Een leider van de Krim-Tataren heeft acht jaar gevangenis gekregen voor zijn rol in 2014 bij protesten tegen de plannen van Rusland om de Krim te annexeren. Ahtem Tsjigoza werd schuldig bevonden aan het opruien van demonstranten in februari 2014, waarbij ongereldheden uitbraken. Volgens de aanklacht zijn daarbij twee doden gevallen en tientallen gewonden.
Op 27 februari 2014, de dag na deze protesten, bezetten Russische commando’s de parlements- en regeringsgebouwen en vliegvelden op de Krim. Daarop werd de premier van de Krim-regering vervangen door een pro-Russische politicus en stemde het parlement voor het houden van een referendum over afscheiding van Oekraïne en aansluiting bij Rusland. Ruim twee weken later was dit een feit: na de stemming, waarbij volgens Rusland 97% van de kiezers op de Krim vóór stemde, tekende president Poetin een wet waarbij de Krim onderdeel van Rusland werd.
Krim-Tataren herdenken in Kiev hun deportatie van de Krim door Stalin in 1944. Foto Wikimedia
De veroordeelde Tsjigoza was vice-voorzitter van de Mejlis, de organisatie die de Krim-Tataren vertegenwoordigt. Voorzitter van de Mejlis, Rufat Tsjoebarov, die tegenwoordig in Kiev woont en lid is van het Oekraïense parlement, noemde het vonnis ‘een nieuwe poging om de Krim-Tataren te intimideren en hun wil te onderdrukken’. Tsjigoza’s advocaat erkent de uitspraak van de Russische rechtbank op de Krim niet, omdat Tsjigoza naar zijn zeggen burger van Oekraïne is. Hij zei dat hij gaat vragen om uitwijzing van Tsjigoza naar Oekraïne.
EU-buitenlandchef Federica Mogherini heeft aangedrongen op vrijlating van Tsjigoza en noemde ‘de vervolging van Mejlis-leiders ernstige en onaanvaardbare schendingen van hun rechten’. Behalve Tsjigoza staat Mejlis-leider Ilmi Oemerov terecht op beschuldiging van separatisme. Hij werd gearresteerd nadat hij in een televisie-interview had geëist dat Rusland gedwongen zou worden om te vertrekken uit de Krim en de Donbas.
Mejlis verboden
Rusland verbood in april 2016 de organisatie van de Krim-Tataren, nadat justitie in september 2014 hun gebouw in Simferopol al had vergrendeld.

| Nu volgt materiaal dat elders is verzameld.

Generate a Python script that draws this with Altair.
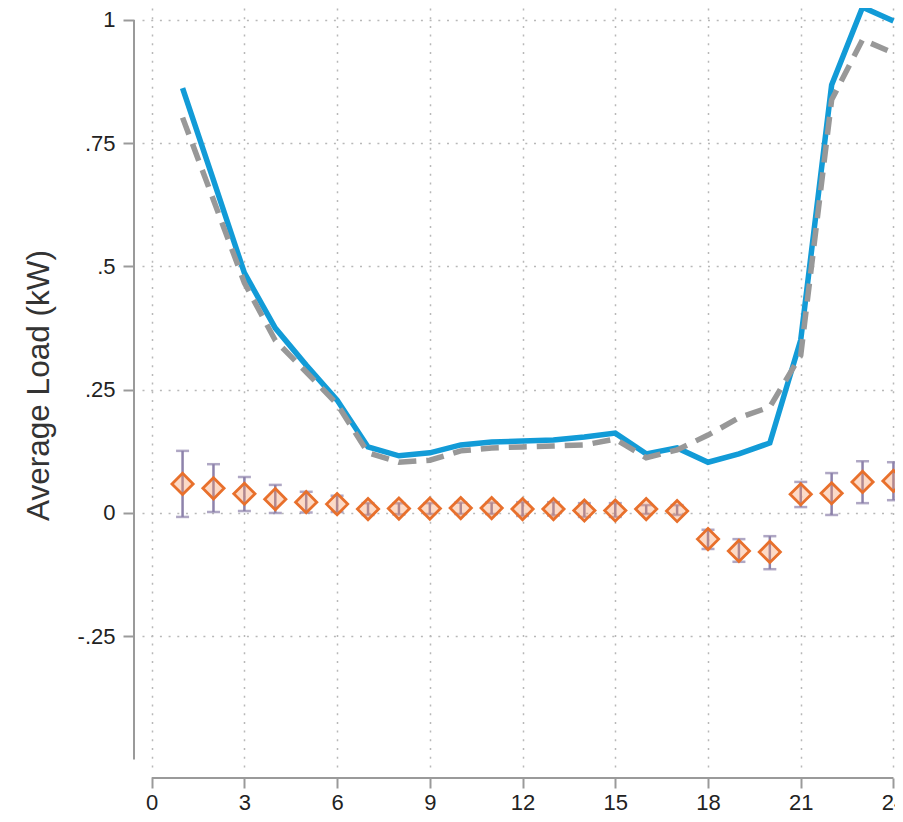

De Mejlis zou agressie en haat tegen Rusland propageren en etnisch nationalisme en extremisme stimuleren.
Amnesty International bracht afgelopen december een rapport uit over onderdrukking van de Krim-Tataren sinds 2014. Als maatregelen noemt Amnesty onder andere het verbod op de Mejlis, de verbanning en vervolging van Krim-Tataarse leiders, en het verbieden van bijeenkomsten en media. Omdat Krim-Tataarse leiders en activisten de meest uitgesproken tegenstanders van de annexatie van de Krim zijn, zet het Russische gezag de zwaarste repressie tegen hen in, aldus Amnesty.
De Krim-Tataren zijn een Turks sprekend volk van soennitische moslims dat honderden jaren als meerderheid de Krim bewoonde. Rond 1900 raakten ze hun meerderheid kwijt aan Russen. Ze leden sterk onder het regime van Stalin. Vele tienduizenden verhongerden of werden vermoord tijdens de collectivisatie eind jaren twintig. In 1944 toen het Rode Leger de Krim had bevrijd van de Duitse bezetters, werden de Krim-Tataren collectief gestraft voor vermeende collaboratie met de vijand. Ze werden en masse gedeporteerd naar Oezbekistan en Kazachstan, waarbij velen onderweg of na aankomst stierven.
Hoewel ze officieel al in 1967 gerehabiliteerd werden, mochten ze pas vanaf 1991 uit ballingschap terugkeren. Op de Krim vormen ze nu 12% van de 2 miljoen inwoners.